査定書の読み方にも注意が必要です。借地権付きの土地は「借地権割合」「借地権の評価額」「底地(地主側の地代の対象としての土地価値)」といった複数の視点で記載されることがあります。査定書に示された利回りや市場比較の「相場」と、現実に買主が期待するキャッシュフロー(収益還元)をすり合わせるプロセスが重要です。複数業者の査定を取る際は、数字だけでなく「どういう前提でその数字になったのか」を必ず比較してください。たとえば「相続や贈与が絡む場合の譲渡制限」「固定資産税の評価差」「近隣での取引事例の抽出期間」など、査定根拠の違いが評価に大きく作用します。
買主側の視点を理解することも価格を上げるコツです。借地権を買う人は大きく分けて「地主交代で土地の権利調整を狙う事業者」「現状の賃料収入を目的とする投資家」「自ら建て替えや利用転換を考える事業者」などが考えられます。それぞれ求める情報やリスク許容度が異なるため、販売資料や営業トークをターゲットに合わせてカスタマイズすることが有効です。投資家向けには収支シミュレーションと実際の賃料推移を、事業者向けには再建築や用途変更の可否・可能性を明確に示すと反応がよくなります。
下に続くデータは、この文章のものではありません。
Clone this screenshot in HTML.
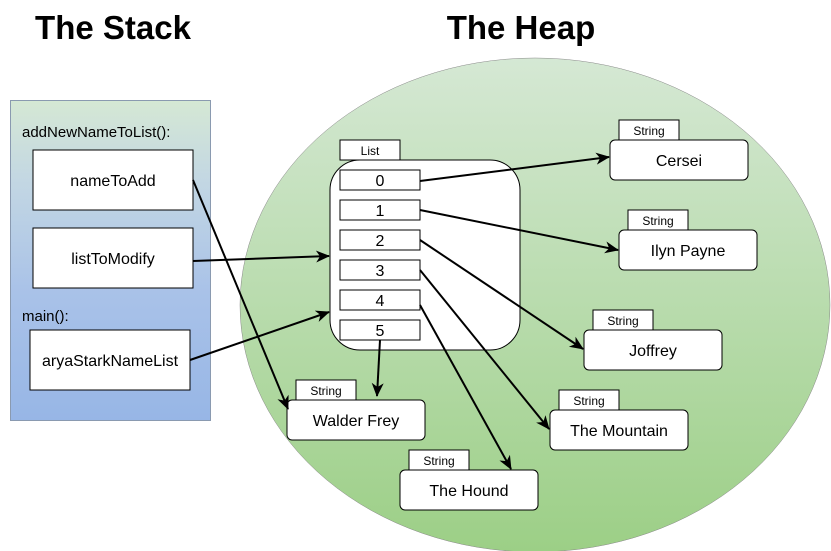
<!DOCTYPE html>
<html><head><style>body{margin:0;background:#fff}svg{display:block}text{font-family:"Liberation Sans",sans-serif}</style></head><body>
<svg width="831" height="551" viewBox="0 0 831 551" xmlns="http://www.w3.org/2000/svg">
<defs>
<linearGradient id="g" x1="0" y1="0" x2="0" y2="1"><stop offset="0" stop-color="#d5e8d4"/><stop offset="0.25" stop-color="#c3d7e3"/><stop offset="0.6" stop-color="#a9c2e8"/><stop offset="1" stop-color="#97b6e6"/></linearGradient>
<linearGradient id="h" x1="0" y1="0" x2="0" y2="1"><stop offset="0" stop-color="#d5e8d4"/><stop offset="1" stop-color="#9ccf86"/></linearGradient>
<marker id="a" markerWidth="14" markerHeight="14" refX="13" refY="7" orient="auto" markerUnits="userSpaceOnUse"><path d="M0,1 L14,7 L0,13 L4,7 z" fill="#000"/></marker>
</defs>
<text x="113" y="39" font-size="33" font-weight="bold" text-anchor="middle">The Stack</text>
<text x="521" y="39" font-size="33" font-weight="bold" text-anchor="middle">The Heap</text>
<ellipse cx="535" cy="305" rx="295" ry="247" fill="url(#h)" stroke="#888" stroke-width="0.5"/>
<rect x="10.5" y="100.5" width="200" height="320" fill="url(#g)" stroke="#8a9ab0"/>
<text x="22" y="137" font-size="15">addNewNameToList():</text>
<text x="22" y="321" font-size="15">main():</text>
<g fill="#fff" stroke="#000">
<rect x="33" y="150" width="160" height="60"/><rect x="33" y="228" width="160" height="60"/><rect x="30" y="330" width="160" height="60"/>
<rect x="340" y="140" width="60" height="20"/>
<rect x="330" y="160" width="190" height="190" rx="30"/>
<rect x="340" y="170" width="80" height="20"/><rect x="340" y="200" width="80" height="20"/><rect x="340" y="230" width="80" height="20"/><rect x="340" y="260" width="80" height="20"/><rect x="340" y="290" width="80" height="20"/><rect x="340" y="320" width="80" height="20"/>
<rect x="619" y="120" width="60" height="20"/><rect x="610" y="140" width="138" height="40" rx="5"/>
<rect x="628" y="210" width="60" height="20"/><rect x="619" y="230" width="138" height="40" rx="5"/>
<rect x="593" y="310" width="60" height="20"/><rect x="584" y="330" width="138" height="40" rx="5"/>
<rect x="559" y="390" width="60" height="20"/><rect x="550" y="410" width="138" height="40" rx="5"/>
<rect x="409" y="450" width="60" height="20"/><rect x="400" y="470" width="138" height="40" rx="5"/>
<rect x="296" y="380" width="60" height="20"/><rect x="287" y="400" width="138" height="40" rx="5"/>
</g>
<g font-size="16" text-anchor="middle">
<text x="113" y="186">nameToAdd</text><text x="113" y="264">listToModify</text><text x="110" y="366">aryaStarkNameList</text>
<text x="380" y="186">0</text><text x="380" y="216">1</text><text x="380" y="246">2</text><text x="380" y="276">3</text><text x="380" y="306">4</text><text x="380" y="336">5</text>
<text x="679" y="166">Cersei</text><text x="688" y="256">Ilyn Payne</text><text x="653" y="356">Joffrey</text><text x="619" y="436">The Mountain</text><text x="469" y="496">The Hound</text><text x="356" y="426">Walder Frey</text>
</g>
<g font-size="12" text-anchor="middle">
<text x="370" y="155">List</text><text x="649" y="135">String</text><text x="658" y="225">String</text><text x="623" y="325">String</text><text x="589" y="405">String</text><text x="439" y="465">String</text><text x="326" y="395">String</text>
</g>
<g stroke="#000" stroke-width="2" marker-end="url(#a)" fill="none">
<line x1="420" y1="181" x2="609" y2="157"/>
<line x1="420" y1="210" x2="618" y2="250"/>
<line x1="420" y1="240" x2="583" y2="349"/>
<line x1="420" y1="270" x2="549" y2="429"/>
<line x1="420" y1="305" x2="511" y2="469"/>
<line x1="380" y1="340" x2="377" y2="396"/>
<line x1="193" y1="180" x2="288" y2="409"/>
<line x1="193" y1="261" x2="329" y2="256"/>
<line x1="190" y1="360" x2="329" y2="312"/>
</g>
</svg>
</body></html>
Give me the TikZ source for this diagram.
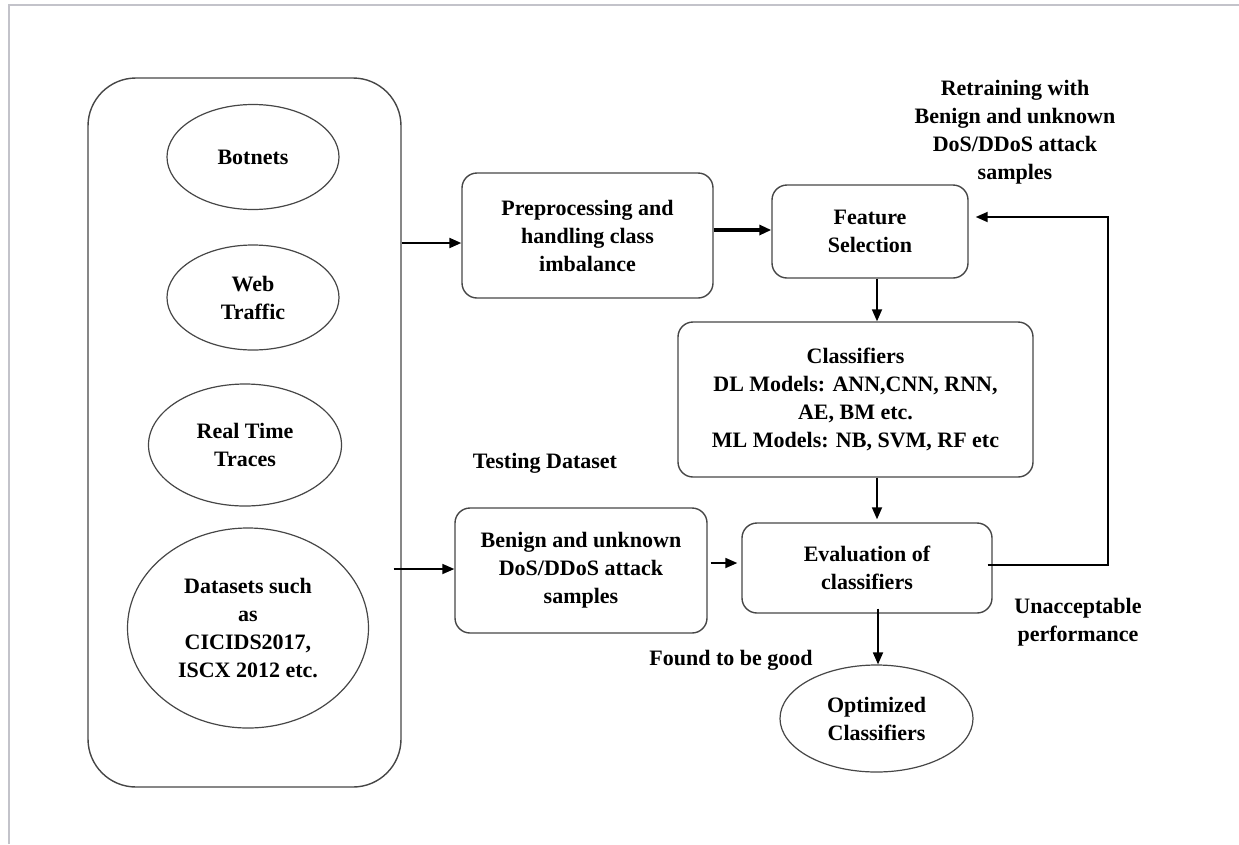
\documentclass[tikz,border=0pt]{standalone}
\usepackage{fontspec}
\setmainfont{Liberation Serif}
\usetikzlibrary{arrows.meta,shapes.geometric}
\definecolor{edgegray}{RGB}{70,70,70}
\definecolor{framegray}{RGB}{195,195,202}
\begin{document}
\begin{tikzpicture}[x=1pt,y=-1pt,
  font=\fontsize{22}{28}\selectfont\bfseries,
  box/.style={draw=edgegray, line width=1.4pt, rounded corners=15pt,
    align=center, inner sep=0pt},
  oval/.style={ellipse, draw=edgegray, line width=1.2pt, align=center, inner sep=0pt},
  arr/.style={-{Triangle[length=12pt,width=10pt]}, line width=1.8pt},
  lbl/.style={align=center, inner sep=0pt}]
\useasboundingbox (0,0) rectangle (1239,844);
% page frame
\draw[framegray, line width=1.5pt] (9,844) -- (9,5) -- (1239,5);

% data sources
\node[box, rounded corners=48pt, minimum width=313pt, minimum height=709pt] (src) at (244.5,432.5) {};
\node[oval, minimum width=172pt, minimum height=105pt] (bot) at (253,157) {Botnets};
\node[oval, minimum width=172pt, minimum height=105pt] (web) at (253,297.5) {Web\\Traffic};
\node[oval, minimum width=193pt, minimum height=122pt] (rtt) at (245,445) {Real Time\\Traces};
\node[oval, minimum width=241pt, minimum height=200pt] (dsets) at (248,628) {Datasets such\\as\\CICIDS2017,\\ISCX 2012 etc.};

% processing pipeline
\node[box, minimum width=251pt, minimum height=125pt] (prep) at (587.5,235.5) {Preprocessing and\\handling class\\imbalance};
\node[box, minimum width=196pt, minimum height=93pt] (fs) at (870,231.5) {Feature\\Selection};
\node[box, minimum width=355pt, minimum height=155pt] (cls) at (855.5,399.5) {Classifiers\\DL Models: ANN,CNN, RNN,\\AE, BM etc.\\ML Models: NB, SVM, RF etc};
\node[box, minimum width=252pt, minimum height=125pt] (benign) at (581,570.5) {Benign and unknown\\DoS/DDoS attack\\samples};
\node[box, minimum width=250pt, minimum height=90pt] (eval) at (867,568) {Evaluation of\\classifiers};
\node[oval, minimum width=193pt, minimum height=107pt] (opt) at (876.5,718.5) {Optimized\\Classifiers};

% labels
\node[lbl] (retrain) at (1015,132) {Retraining with\\Benign and unknown\\DoS/DDoS attack\\samples};
\node[lbl] (testing) at (545,463) {Testing Dataset};
\node[lbl] (good) at (731,660) {Found to be good};
\node[lbl] (unacc) at (1078,622) {Unacceptable\\performance};

% connectors
\draw[arr, line width=2.2pt] (src.east |- 0,243) -- (prep.west |- 0,243);
\draw[arr, line width=3.4pt] (prep.east |- 0,230) -- (fs.west |- 0,230);
\draw[arr] (fs.south -| 877,0) -- (cls.north -| 877,0);
\draw[arr] (cls.south -| 877,0) -- ([yshift=3pt]eval.north -| 877,0);
\draw[arr] ([xshift=-8pt]src.east |- 0,569) -- (benign.west |- 0,569);
\draw[arr] ([xshift=3pt]benign.east |- 0,563) -- ([xshift=-4pt]eval.west |- 0,563);
\draw[arr] ([yshift=5pt]eval.south -| 878,0) -- (opt.north -| 878,0);
\coordinate (fbLow) at (1108,565);
\coordinate (fbHigh) at (1108,217);
\draw[arr] ([xshift=-5pt]eval.east |- fbLow) -- (fbLow) -- (fbHigh) -- ([xshift=7pt]fs.east |- fbHigh);
\end{tikzpicture}
\end{document}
法務面の整備は買主の心理的ハードルを下げます。借地権の譲渡にあたって注意すべき点は、借地契約の譲渡条項(譲渡に地主の承諾が必要か否か)、設定登記の有無と内容、抵当権の付帯状況などです。譲渡に地主の承諾が必要であれば、その手続きの見通しや承諾までの期間を予め確認し、売却スケジュールに反映させましょう。承諾取得が困難である場合、そのリスクは価格に反映されるのが通常です。司法書士や土地家屋調査士、必要に応じて弁護士と連携して問題点を洗い出し、可能な限りリスクを軽減した上で市場に出すことが価格向上につながります。
税務上のポイントも無視できません。借地権の譲渡に伴う譲渡所得の計算や消費税の扱い(事業者間の売買など)、固定資産税の精算方法など、売却に関係する税の事前整理は買主・売主双方の安心材料になります。特に個人所有の場合は譲渡益の計算や特例適用の有無が売却時期の意思決定に影響することがありますので、税理士への相談は早めに行うことをお勧めします。税務面の不確実性が残ると、価格交渉で買主が強く条件をつけることが多くなるため、事前の確認で余計なディスカウントを避けましょう。
マーケティング面では、借地権付き土地の販売資料は「透明性」と「想像しやすさ」がキーワードです。契約書や登記簿等の法的書類を整理して提示することはもちろん、周辺環境のデータ(交通、商業施設、近隣の用途)を図表や写真で分かりやすく示すと買主の理解が早まります。また、借地権特有の制約をポジティブに見せる工夫も有効です。たとえば、更新が確定している場合や賃料が安定している場合は「安定収入が見込める資産」として投資家向けに強調する、といった具合です。ただし、事実を逸脱した表現は避け、必ず根拠を付して提示します。
交渉の現場では、「条件の柔軟性」をどこまで許容するかを事前に決めておくと有利です。価格交渉だけでなく、引渡し時期、原状回復の範囲、瑕疵担保責任の限定、地主承諾取得の負担分担など、多くの論点が発生します。売主としては「価格以外に譲れる条件」をあらかじめ整理しておくと、交渉の際に有力な交換材料を持つことができます。例えば、早期引渡しを優先する場合は価格面で若干の譲歩を考える、一方で承諾取得を売主負担で行うことで買主の心理的負担を下げる、といった戦術です。
最後に、売却プロセス全体をスムーズに進めるためのチェックリストを簡潔に示します。①契約書・登記事項証明書・賃料収支表など必要書類を整理する、②借地権の種類と残存期間、更新・解除条件を把握する、③司法書士・税理士・土地家屋調査士など専門家と相談する、④複数の不動産業者に査定を依頼し査定根拠を比較する、⑤必要に応じて境界確認やインスペクションを行う、⑥販売資料(収支シミュレーション・写真・周辺環境データ)を準備する、⑦交渉で譲れる条件を整理し、買主毎に資料と説明をカスタマイズする、⑧税務上の影響を事前に確認する、という流れです。これらを着実に実行することで、借地権付き土地の付加価値を明確にし、買主の安心感を醸成することができ、結果として高値での売却へとつながります。